Sometimes it’s pretty quick, but I do spend a lot of time on many of them. I have one image that I’ve been working on for more than two years. It’s a process of concentration, really.
So it has a lot to do with patience?
Well, I work on at least ten different images at the same time. When I get bored or start hating the one I’m working on, I just close it and start working on the next instead. It’s a messy process.
How important is the camera in the process?
I shoot on medium format or digital snapshot cameras, but the camera is not really important. My pictures are shitty in that aspect because anyone could have taken them. It’s not about the skill of the photographer.
I guess your work is more like a picture of a sculpture or a piece of art.
Exactly. I like it when my work looks low tech because it makes the images look more interesting or weird or real. I don’t get anything out of looking at a perfectly shot image. I’m tired of photography. There’s so much of it, it’s so exhausted. I much prefer creating images and doing what I want with the medium, like Man Ray did.
To go back to your change of direction in photography, why do you think that first image with the weird multi-eyed face was so scary and yet appealing to you? That sort of stuff is all you do now.
I think it has a lot to do with my upbringing. I never felt like I belonged anywhere. I felt really awkward and was bad in school. This is a way for me to come to terms with things, explain myself, and be comfortable with who I am. I’ve never succeeded in adapting. Everybody has to do what works for them.
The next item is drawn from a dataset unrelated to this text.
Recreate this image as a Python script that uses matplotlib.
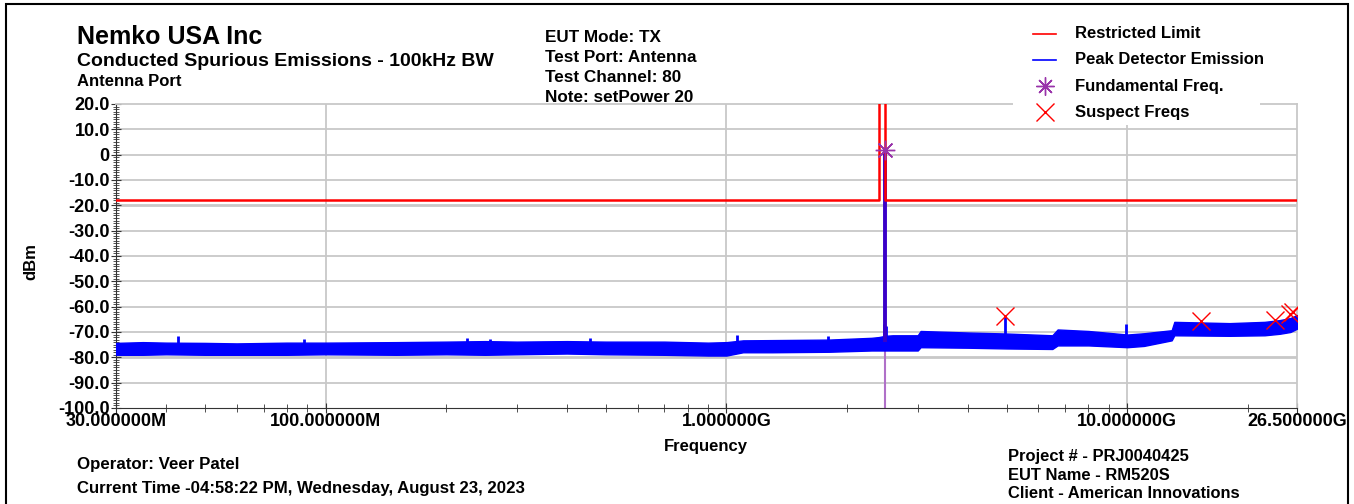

I’m comfortable with what I’m doing now, but I’m not at all comfortable writing, for example. [Laughs] You must think I’m crazy or something.
No, I see what you mean. It’s your way of facing your fears.
It’s definitely a way for me to deal with fears and awkwardness. It’s growing up.
What’s next for you?
I have a couple of exhibitions in the works and I’m trying to finish Hester, which will come out as a book on Mörel this fall. I also have two other projects in the works called Baxter and Homemade.